[START Recorded information]

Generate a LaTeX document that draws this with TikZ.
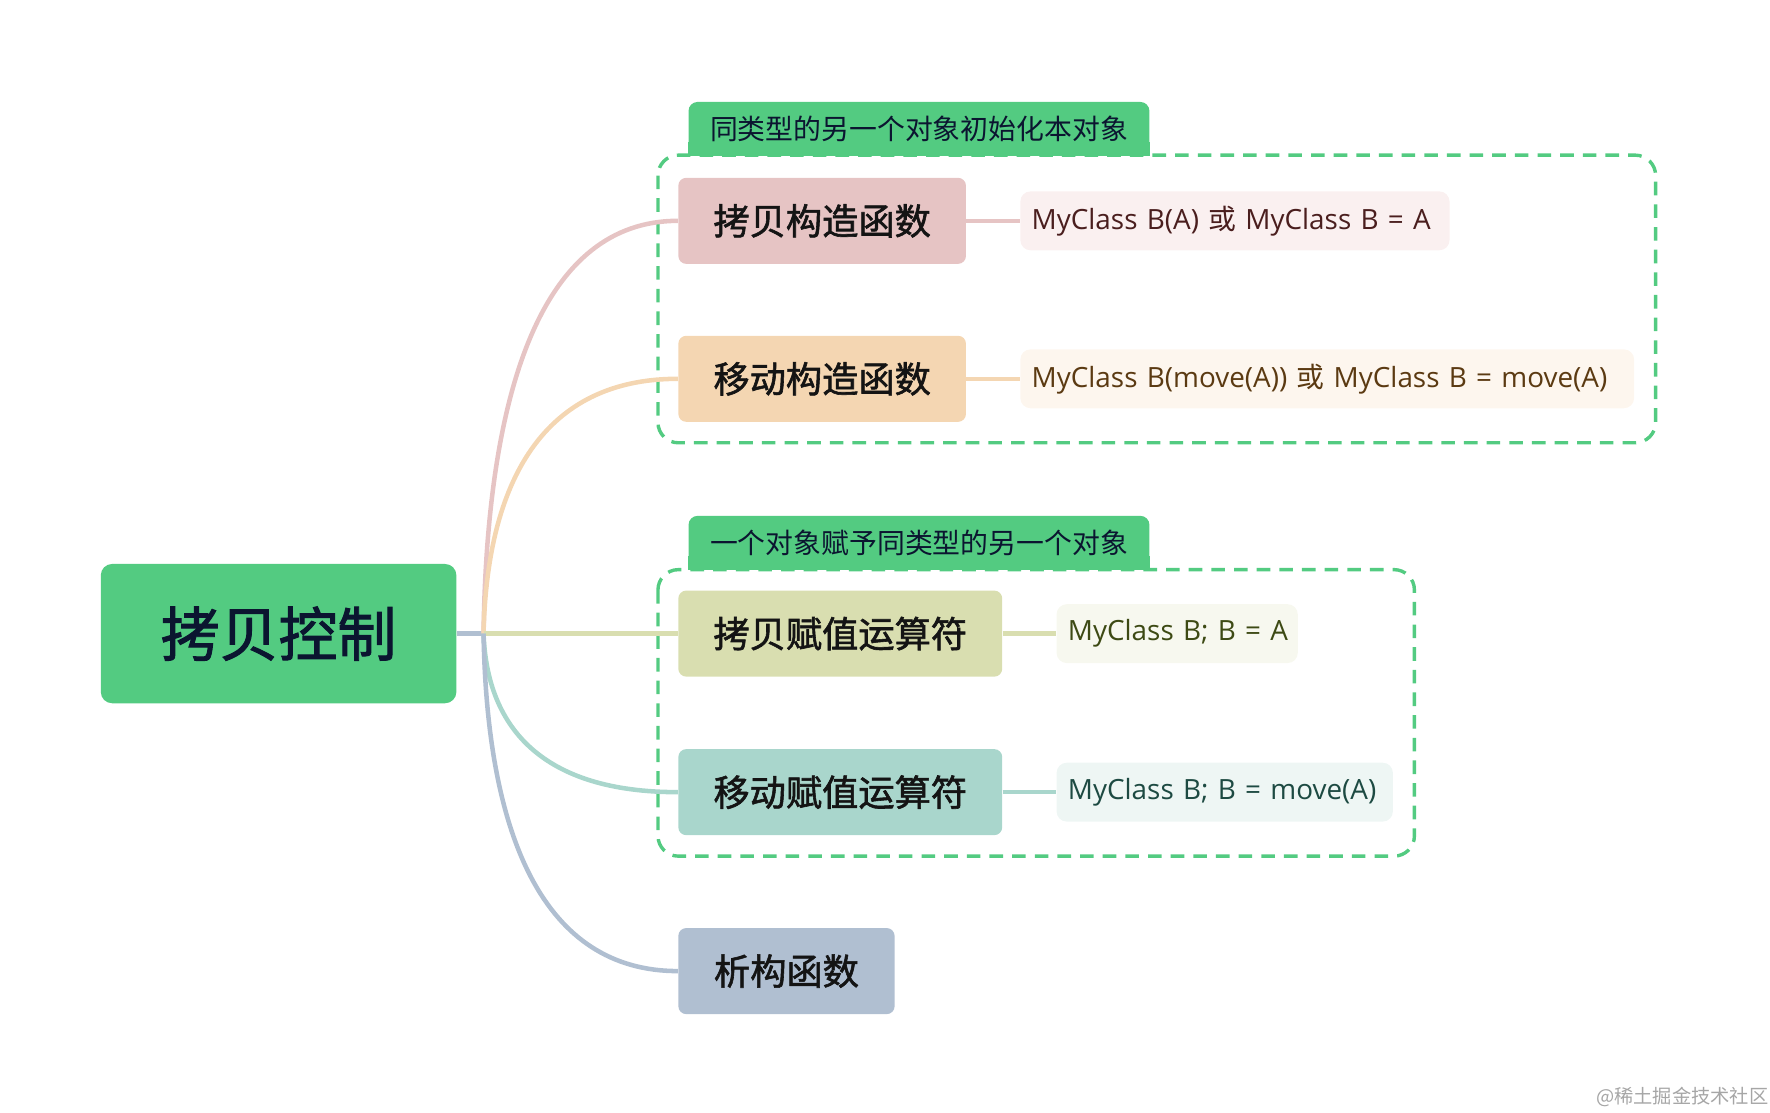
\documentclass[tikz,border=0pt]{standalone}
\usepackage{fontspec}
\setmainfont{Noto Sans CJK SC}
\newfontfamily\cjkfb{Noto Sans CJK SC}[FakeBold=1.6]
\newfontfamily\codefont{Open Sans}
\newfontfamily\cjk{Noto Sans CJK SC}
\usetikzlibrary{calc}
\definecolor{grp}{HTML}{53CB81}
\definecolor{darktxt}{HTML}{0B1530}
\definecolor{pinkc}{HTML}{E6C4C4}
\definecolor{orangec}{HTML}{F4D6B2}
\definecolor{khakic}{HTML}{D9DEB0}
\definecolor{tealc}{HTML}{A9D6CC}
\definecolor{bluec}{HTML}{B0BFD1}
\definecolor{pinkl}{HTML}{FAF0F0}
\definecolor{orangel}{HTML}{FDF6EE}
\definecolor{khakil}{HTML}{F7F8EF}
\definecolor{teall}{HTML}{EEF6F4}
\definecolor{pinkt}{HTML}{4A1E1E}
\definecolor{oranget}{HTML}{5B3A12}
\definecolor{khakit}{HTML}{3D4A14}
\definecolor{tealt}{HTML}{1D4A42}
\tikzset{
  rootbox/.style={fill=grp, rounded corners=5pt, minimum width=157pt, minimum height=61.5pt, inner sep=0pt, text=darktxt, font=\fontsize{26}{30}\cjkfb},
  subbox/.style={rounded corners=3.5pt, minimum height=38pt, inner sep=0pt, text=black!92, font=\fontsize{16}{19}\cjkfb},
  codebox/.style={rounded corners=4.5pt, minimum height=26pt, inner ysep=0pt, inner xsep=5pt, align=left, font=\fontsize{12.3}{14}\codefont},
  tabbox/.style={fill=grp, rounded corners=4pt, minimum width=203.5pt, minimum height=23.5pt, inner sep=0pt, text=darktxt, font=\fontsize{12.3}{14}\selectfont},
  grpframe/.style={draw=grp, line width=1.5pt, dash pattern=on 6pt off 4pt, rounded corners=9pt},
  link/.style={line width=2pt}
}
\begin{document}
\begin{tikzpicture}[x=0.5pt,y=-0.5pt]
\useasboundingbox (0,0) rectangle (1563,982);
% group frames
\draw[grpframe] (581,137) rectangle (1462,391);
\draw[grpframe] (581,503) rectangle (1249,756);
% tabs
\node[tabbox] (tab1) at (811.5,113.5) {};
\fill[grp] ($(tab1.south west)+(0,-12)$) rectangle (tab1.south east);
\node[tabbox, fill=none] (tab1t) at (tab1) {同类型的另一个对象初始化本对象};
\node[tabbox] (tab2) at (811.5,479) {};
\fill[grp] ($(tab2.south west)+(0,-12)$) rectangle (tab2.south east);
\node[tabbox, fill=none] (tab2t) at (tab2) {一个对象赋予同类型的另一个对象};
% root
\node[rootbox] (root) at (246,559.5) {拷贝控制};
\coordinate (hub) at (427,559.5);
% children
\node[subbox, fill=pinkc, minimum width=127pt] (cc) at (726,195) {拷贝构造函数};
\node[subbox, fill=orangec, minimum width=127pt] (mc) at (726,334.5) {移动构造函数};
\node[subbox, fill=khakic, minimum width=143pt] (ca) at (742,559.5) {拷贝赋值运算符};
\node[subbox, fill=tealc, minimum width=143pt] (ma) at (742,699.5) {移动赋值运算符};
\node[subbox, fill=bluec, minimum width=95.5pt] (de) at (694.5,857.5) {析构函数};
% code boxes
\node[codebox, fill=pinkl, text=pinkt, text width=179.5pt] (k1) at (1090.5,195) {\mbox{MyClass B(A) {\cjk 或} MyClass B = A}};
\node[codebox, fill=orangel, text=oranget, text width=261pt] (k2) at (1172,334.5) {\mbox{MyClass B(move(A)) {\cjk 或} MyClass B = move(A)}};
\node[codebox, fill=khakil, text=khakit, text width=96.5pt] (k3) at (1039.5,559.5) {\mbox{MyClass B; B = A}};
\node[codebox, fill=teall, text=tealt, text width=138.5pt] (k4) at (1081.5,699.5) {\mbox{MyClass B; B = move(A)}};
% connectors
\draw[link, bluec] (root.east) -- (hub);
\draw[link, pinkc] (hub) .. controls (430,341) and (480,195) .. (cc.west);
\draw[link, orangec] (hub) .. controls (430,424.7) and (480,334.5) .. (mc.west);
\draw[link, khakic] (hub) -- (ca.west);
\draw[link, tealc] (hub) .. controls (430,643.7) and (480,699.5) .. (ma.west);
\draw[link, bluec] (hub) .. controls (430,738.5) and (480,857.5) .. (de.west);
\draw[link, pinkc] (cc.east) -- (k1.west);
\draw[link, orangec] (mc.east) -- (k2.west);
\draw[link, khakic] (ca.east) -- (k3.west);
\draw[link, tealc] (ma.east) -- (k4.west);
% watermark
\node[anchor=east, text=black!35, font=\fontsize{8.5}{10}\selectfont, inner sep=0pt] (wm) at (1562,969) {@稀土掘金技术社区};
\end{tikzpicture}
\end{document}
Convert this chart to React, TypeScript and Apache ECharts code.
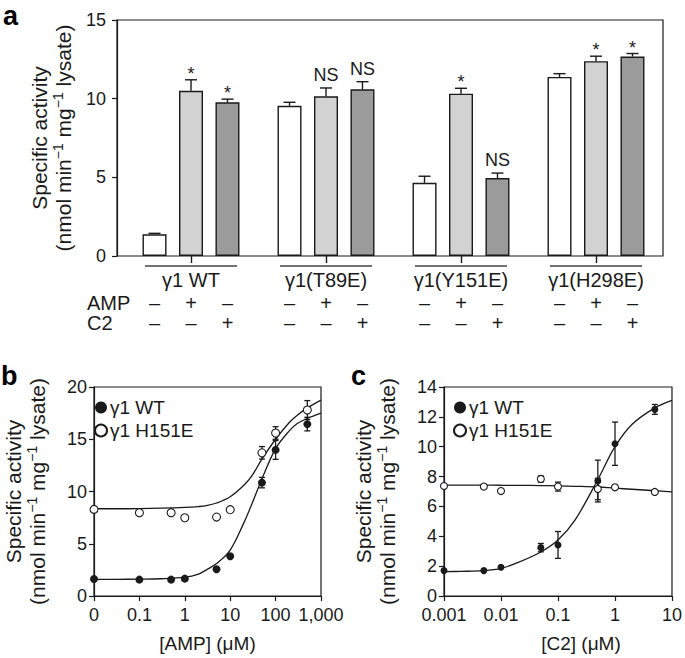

[END Recorded information]

What is required: Repeat each entry exactly as given; no pictures belong in the copy.

The solution:
Generate a LaTeX document that draws this with TikZ.
\documentclass[tikz,border=0pt]{standalone}
\usepackage{fontspec}
\setmainfont{Noto Sans CJK SC}
\newfontfamily\cjkfb{Noto Sans CJK SC}[FakeBold=1.6]
\newfontfamily\codefont{Open Sans}
\newfontfamily\cjk{Noto Sans CJK SC}
\usetikzlibrary{calc}
\definecolor{grp}{HTML}{53CB81}
\definecolor{darktxt}{HTML}{0B1530}
\definecolor{pinkc}{HTML}{E6C4C4}
\definecolor{orangec}{HTML}{F4D6B2}
\definecolor{khakic}{HTML}{D9DEB0}
\definecolor{tealc}{HTML}{A9D6CC}
\definecolor{bluec}{HTML}{B0BFD1}
\definecolor{pinkl}{HTML}{FAF0F0}
\definecolor{orangel}{HTML}{FDF6EE}
\definecolor{khakil}{HTML}{F7F8EF}
\definecolor{teall}{HTML}{EEF6F4}
\definecolor{pinkt}{HTML}{4A1E1E}
\definecolor{oranget}{HTML}{5B3A12}
\definecolor{khakit}{HTML}{3D4A14}
\definecolor{tealt}{HTML}{1D4A42}
\tikzset{
  rootbox/.style={fill=grp, rounded corners=5pt, minimum width=157pt, minimum height=61.5pt, inner sep=0pt, text=darktxt, font=\fontsize{26}{30}\cjkfb},
  subbox/.style={rounded corners=3.5pt, minimum height=38pt, inner sep=0pt, text=black!92, font=\fontsize{16}{19}\cjkfb},
  codebox/.style={rounded corners=4.5pt, minimum height=26pt, inner ysep=0pt, inner xsep=5pt, align=left, font=\fontsize{12.3}{14}\codefont},
  tabbox/.style={fill=grp, rounded corners=4pt, minimum width=203.5pt, minimum height=23.5pt, inner sep=0pt, text=darktxt, font=\fontsize{12.3}{14}\selectfont},
  grpframe/.style={draw=grp, line width=1.5pt, dash pattern=on 6pt off 4pt, rounded corners=9pt},
  link/.style={line width=2pt}
}
\begin{document}
\begin{tikzpicture}[x=0.5pt,y=-0.5pt]
\useasboundingbox (0,0) rectangle (1563,982);
% group frames
\draw[grpframe] (581,137) rectangle (1462,391);
\draw[grpframe] (581,503) rectangle (1249,756);
% tabs
\node[tabbox] (tab1) at (811.5,113.5) {};
\fill[grp] ($(tab1.south west)+(0,-12)$) rectangle (tab1.south east);
\node[tabbox, fill=none] (tab1t) at (tab1) {同类型的另一个对象初始化本对象};
\node[tabbox] (tab2) at (811.5,479) {};
\fill[grp] ($(tab2.south west)+(0,-12)$) rectangle (tab2.south east);
\node[tabbox, fill=none] (tab2t) at (tab2) {一个对象赋予同类型的另一个对象};
% root
\node[rootbox] (root) at (246,559.5) {拷贝控制};
\coordinate (hub) at (427,559.5);
% children
\node[subbox, fill=pinkc, minimum width=127pt] (cc) at (726,195) {拷贝构造函数};
\node[subbox, fill=orangec, minimum width=127pt] (mc) at (726,334.5) {移动构造函数};
\node[subbox, fill=khakic, minimum width=143pt] (ca) at (742,559.5) {拷贝赋值运算符};
\node[subbox, fill=tealc, minimum width=143pt] (ma) at (742,699.5) {移动赋值运算符};
\node[subbox, fill=bluec, minimum width=95.5pt] (de) at (694.5,857.5) {析构函数};
% code boxes
\node[codebox, fill=pinkl, text=pinkt, text width=179.5pt] (k1) at (1090.5,195) {\mbox{MyClass B(A) {\cjk 或} MyClass B = A}};
\node[codebox, fill=orangel, text=oranget, text width=261pt] (k2) at (1172,334.5) {\mbox{MyClass B(move(A)) {\cjk 或} MyClass B = move(A)}};
\node[codebox, fill=khakil, text=khakit, text width=96.5pt] (k3) at (1039.5,559.5) {\mbox{MyClass B; B = A}};
\node[codebox, fill=teall, text=tealt, text width=138.5pt] (k4) at (1081.5,699.5) {\mbox{MyClass B; B = move(A)}};
% connectors
\draw[link, bluec] (root.east) -- (hub);
\draw[link, pinkc] (hub) .. controls (430,341) and (480,195) .. (cc.west);
\draw[link, orangec] (hub) .. controls (430,424.7) and (480,334.5) .. (mc.west);
\draw[link, khakic] (hub) -- (ca.west);
\draw[link, tealc] (hub) .. controls (430,643.7) and (480,699.5) .. (ma.west);
\draw[link, bluec] (hub) .. controls (430,738.5) and (480,857.5) .. (de.west);
\draw[link, pinkc] (cc.east) -- (k1.west);
\draw[link, orangec] (mc.east) -- (k2.west);
\draw[link, khakic] (ca.east) -- (k3.west);
\draw[link, tealc] (ma.east) -- (k4.west);
% watermark
\node[anchor=east, text=black!35, font=\fontsize{8.5}{10}\selectfont, inner sep=0pt] (wm) at (1562,969) {@稀土掘金技术社区};
\end{tikzpicture}
\end{document}
Convert this chart to React, TypeScript and Apache ECharts code.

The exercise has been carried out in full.